* _DATASET EXTRACT_:
╭──
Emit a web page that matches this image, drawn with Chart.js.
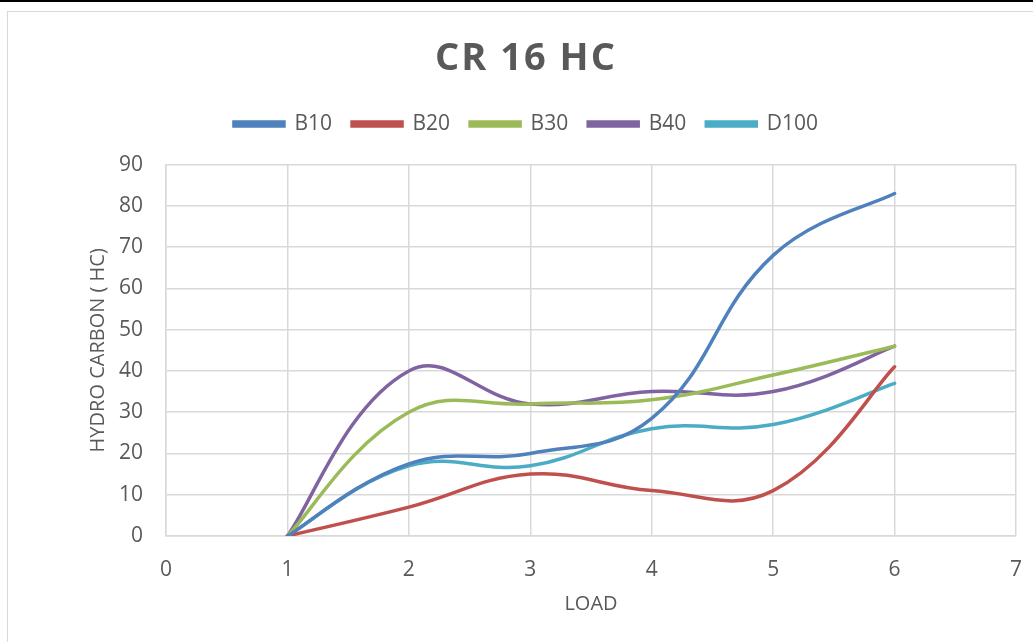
╰──
╭──
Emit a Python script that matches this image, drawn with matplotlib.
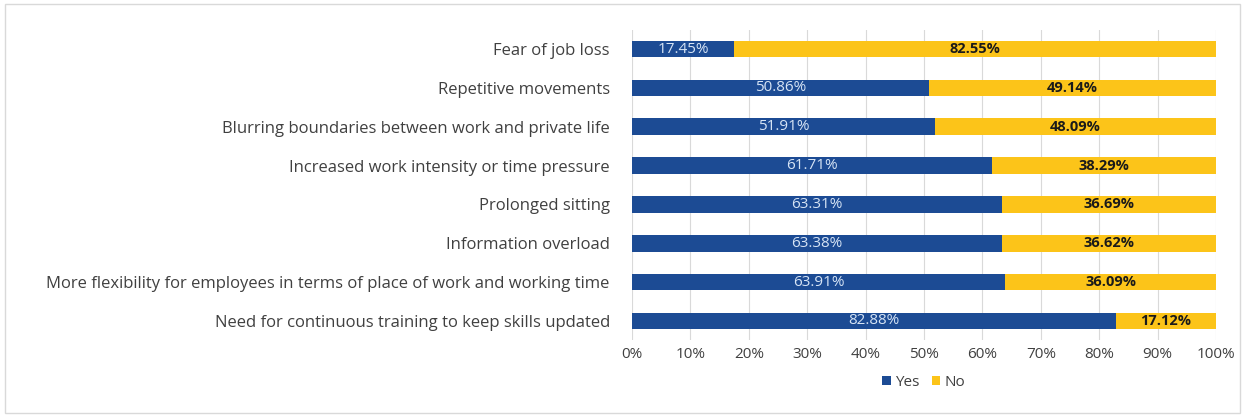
╰──
╭──
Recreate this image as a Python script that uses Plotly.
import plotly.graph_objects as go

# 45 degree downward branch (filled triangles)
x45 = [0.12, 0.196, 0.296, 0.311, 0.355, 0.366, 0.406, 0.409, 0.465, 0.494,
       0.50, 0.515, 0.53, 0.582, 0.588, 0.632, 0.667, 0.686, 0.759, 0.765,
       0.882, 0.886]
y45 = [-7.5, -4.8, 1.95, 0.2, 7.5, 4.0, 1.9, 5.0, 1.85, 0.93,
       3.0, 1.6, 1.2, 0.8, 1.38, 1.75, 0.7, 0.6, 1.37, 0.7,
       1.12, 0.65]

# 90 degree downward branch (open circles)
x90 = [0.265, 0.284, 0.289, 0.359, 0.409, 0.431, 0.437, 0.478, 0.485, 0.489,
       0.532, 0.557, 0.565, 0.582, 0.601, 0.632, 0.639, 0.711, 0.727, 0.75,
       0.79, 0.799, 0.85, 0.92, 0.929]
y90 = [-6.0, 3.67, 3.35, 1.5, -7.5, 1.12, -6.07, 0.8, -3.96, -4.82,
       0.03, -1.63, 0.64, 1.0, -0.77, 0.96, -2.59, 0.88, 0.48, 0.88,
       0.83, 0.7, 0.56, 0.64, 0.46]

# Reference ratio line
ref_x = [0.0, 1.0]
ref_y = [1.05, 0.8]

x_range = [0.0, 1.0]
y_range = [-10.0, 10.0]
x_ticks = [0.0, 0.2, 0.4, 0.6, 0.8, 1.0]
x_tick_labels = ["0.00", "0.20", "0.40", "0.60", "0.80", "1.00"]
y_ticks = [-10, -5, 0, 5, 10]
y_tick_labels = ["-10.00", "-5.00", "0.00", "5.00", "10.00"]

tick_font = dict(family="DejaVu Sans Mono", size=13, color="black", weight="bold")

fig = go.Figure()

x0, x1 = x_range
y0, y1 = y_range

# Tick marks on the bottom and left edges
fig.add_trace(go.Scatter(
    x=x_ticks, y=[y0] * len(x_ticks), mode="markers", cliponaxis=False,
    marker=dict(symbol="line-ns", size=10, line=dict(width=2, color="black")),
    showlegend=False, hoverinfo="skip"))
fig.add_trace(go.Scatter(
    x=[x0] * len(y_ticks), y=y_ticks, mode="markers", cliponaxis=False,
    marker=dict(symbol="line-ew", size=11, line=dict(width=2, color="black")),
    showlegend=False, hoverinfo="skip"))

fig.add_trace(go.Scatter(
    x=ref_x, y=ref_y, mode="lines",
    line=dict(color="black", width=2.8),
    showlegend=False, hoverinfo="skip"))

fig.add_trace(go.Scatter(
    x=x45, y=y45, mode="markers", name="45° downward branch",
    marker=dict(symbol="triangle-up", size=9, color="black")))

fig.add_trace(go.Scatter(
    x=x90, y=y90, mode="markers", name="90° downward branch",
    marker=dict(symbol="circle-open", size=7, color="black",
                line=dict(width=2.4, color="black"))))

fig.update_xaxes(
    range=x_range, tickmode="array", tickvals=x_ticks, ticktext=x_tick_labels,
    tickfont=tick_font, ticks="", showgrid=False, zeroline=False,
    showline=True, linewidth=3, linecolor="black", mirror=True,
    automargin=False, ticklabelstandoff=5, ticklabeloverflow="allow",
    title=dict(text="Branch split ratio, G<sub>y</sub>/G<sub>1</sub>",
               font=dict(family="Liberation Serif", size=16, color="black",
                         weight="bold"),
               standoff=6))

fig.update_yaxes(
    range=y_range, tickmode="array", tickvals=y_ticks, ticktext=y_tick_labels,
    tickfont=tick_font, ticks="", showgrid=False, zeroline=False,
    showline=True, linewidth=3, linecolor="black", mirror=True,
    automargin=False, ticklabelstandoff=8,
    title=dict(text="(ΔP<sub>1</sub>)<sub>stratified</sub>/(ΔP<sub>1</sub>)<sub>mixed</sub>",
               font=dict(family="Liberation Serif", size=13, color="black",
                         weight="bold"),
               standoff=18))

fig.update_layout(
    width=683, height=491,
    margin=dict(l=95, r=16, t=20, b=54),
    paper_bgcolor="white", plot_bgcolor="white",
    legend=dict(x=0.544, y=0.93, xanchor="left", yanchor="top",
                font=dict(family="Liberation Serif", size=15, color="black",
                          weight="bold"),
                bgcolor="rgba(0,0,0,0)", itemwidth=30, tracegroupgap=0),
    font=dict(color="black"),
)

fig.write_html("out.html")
╰──
Copy each line of the listing in which the word "script" can be found.

Emit a Python script that matches this image, drawn with matplotlib.
Recreate this image as a Python script that uses Plotly.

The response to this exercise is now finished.